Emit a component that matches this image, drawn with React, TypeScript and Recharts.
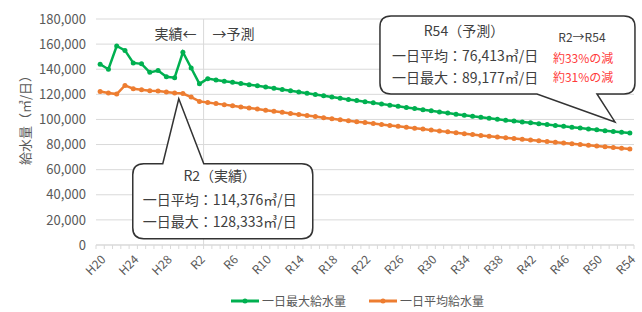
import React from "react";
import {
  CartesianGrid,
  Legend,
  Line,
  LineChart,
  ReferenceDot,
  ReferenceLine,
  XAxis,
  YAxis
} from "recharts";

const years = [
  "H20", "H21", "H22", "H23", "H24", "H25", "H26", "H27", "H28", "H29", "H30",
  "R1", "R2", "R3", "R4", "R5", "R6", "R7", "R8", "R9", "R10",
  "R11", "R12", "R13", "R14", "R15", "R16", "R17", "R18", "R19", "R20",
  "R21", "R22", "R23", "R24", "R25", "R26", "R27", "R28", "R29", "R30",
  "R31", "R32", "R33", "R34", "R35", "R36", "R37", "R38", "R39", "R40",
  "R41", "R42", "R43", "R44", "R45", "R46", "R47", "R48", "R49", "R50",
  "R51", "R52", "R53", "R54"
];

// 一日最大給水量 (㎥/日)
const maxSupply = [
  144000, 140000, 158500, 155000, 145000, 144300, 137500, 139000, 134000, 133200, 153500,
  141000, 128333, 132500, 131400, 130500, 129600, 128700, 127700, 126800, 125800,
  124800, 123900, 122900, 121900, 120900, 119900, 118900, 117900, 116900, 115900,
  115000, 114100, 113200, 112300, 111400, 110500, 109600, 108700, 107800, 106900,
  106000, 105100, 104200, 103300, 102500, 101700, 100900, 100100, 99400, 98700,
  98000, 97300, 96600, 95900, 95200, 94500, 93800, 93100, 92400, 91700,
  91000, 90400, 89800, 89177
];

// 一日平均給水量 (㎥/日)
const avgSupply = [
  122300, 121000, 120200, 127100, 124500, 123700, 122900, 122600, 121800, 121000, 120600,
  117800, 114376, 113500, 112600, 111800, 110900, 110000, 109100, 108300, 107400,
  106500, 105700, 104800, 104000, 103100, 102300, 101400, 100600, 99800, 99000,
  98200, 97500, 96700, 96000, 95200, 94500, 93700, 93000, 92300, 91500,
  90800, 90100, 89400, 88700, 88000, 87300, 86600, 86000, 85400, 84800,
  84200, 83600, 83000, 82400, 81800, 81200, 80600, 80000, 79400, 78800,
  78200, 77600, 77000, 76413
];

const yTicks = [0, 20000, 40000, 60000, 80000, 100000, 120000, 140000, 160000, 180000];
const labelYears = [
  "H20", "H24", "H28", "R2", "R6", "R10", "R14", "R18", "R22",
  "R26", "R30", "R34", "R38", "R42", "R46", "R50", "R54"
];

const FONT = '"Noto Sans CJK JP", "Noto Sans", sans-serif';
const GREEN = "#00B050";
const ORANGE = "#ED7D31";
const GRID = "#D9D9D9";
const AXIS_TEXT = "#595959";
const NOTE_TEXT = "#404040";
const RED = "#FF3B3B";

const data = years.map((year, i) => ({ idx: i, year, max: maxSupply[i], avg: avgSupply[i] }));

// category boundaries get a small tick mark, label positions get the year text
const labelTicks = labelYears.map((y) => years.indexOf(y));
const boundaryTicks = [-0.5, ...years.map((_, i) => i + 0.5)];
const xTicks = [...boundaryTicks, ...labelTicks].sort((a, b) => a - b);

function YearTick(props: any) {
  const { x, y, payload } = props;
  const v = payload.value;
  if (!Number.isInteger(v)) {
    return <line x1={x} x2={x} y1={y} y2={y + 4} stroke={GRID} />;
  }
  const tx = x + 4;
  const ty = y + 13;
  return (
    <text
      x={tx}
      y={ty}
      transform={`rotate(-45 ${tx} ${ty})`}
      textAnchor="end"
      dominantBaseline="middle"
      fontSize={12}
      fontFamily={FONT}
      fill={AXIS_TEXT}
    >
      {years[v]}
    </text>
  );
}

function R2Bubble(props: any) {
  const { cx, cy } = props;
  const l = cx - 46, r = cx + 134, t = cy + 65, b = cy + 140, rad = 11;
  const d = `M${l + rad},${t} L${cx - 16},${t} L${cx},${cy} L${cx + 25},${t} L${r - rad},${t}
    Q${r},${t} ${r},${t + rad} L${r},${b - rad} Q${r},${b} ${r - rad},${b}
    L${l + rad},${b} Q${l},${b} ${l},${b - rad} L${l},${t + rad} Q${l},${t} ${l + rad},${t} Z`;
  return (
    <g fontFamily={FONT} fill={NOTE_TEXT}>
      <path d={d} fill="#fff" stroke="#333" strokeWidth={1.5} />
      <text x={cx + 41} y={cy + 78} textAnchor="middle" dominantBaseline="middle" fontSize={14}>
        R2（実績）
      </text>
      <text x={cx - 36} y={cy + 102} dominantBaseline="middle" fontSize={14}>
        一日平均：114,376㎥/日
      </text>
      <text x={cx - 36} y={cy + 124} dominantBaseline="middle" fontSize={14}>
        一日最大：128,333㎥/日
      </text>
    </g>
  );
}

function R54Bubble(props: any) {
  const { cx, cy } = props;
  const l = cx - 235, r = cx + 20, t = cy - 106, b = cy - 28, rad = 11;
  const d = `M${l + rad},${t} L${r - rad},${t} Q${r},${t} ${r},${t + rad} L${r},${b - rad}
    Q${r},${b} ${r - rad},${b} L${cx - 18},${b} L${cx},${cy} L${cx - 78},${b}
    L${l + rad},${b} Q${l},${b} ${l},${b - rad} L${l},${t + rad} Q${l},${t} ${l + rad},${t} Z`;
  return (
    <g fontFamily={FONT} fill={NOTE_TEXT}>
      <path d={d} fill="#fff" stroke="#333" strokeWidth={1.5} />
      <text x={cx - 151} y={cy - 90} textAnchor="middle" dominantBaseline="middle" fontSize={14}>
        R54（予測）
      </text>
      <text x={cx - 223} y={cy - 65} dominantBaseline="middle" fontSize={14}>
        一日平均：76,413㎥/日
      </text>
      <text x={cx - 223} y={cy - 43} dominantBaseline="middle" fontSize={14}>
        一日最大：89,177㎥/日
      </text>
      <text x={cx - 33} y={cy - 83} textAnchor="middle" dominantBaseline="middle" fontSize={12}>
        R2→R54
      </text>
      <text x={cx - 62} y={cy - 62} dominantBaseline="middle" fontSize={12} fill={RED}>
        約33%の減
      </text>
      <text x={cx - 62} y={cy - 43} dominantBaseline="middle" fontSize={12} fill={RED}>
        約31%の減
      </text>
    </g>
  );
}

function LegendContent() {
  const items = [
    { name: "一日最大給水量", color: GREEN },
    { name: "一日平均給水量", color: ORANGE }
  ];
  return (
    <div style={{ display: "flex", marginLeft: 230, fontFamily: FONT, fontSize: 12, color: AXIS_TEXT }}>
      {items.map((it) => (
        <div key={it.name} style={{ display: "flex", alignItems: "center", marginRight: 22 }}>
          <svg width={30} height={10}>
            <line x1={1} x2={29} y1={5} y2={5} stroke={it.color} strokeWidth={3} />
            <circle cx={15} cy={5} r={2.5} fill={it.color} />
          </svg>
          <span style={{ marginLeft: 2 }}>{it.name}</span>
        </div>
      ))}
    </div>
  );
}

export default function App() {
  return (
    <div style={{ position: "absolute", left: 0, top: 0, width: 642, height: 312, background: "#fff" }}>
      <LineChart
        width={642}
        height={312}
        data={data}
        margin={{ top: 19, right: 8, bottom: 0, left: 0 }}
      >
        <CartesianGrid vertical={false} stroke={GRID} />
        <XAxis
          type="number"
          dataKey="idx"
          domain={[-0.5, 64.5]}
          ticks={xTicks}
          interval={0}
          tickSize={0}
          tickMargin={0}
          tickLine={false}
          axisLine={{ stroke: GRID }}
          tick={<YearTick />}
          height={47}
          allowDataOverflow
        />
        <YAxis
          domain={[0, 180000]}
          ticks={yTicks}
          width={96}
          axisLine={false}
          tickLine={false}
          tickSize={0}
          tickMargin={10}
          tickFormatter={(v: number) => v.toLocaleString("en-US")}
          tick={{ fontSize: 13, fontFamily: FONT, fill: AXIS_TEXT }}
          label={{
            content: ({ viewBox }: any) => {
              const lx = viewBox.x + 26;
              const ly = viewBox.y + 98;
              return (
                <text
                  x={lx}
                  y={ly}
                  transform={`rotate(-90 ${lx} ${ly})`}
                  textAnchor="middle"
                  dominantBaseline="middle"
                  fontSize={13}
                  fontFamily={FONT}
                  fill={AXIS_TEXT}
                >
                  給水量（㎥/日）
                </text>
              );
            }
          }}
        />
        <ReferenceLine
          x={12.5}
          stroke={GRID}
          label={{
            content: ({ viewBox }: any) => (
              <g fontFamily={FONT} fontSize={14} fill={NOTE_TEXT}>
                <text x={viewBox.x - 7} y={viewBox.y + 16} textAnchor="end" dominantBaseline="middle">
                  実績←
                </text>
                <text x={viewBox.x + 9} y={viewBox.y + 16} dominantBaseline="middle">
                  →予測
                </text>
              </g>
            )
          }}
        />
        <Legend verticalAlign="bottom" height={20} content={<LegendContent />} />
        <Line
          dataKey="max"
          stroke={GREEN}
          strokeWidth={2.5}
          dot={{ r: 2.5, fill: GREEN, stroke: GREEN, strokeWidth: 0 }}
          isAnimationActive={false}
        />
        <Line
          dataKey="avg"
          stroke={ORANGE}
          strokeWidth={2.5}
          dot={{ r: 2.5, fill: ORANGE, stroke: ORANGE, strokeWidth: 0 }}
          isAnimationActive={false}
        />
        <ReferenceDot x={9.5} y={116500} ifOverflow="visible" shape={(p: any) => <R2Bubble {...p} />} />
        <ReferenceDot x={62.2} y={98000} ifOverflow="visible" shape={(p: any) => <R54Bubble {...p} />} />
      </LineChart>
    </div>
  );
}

---+---

• _Aim_: Find every line with "React" in the listing and state how many there are, nothing else.

• _Full response_: 2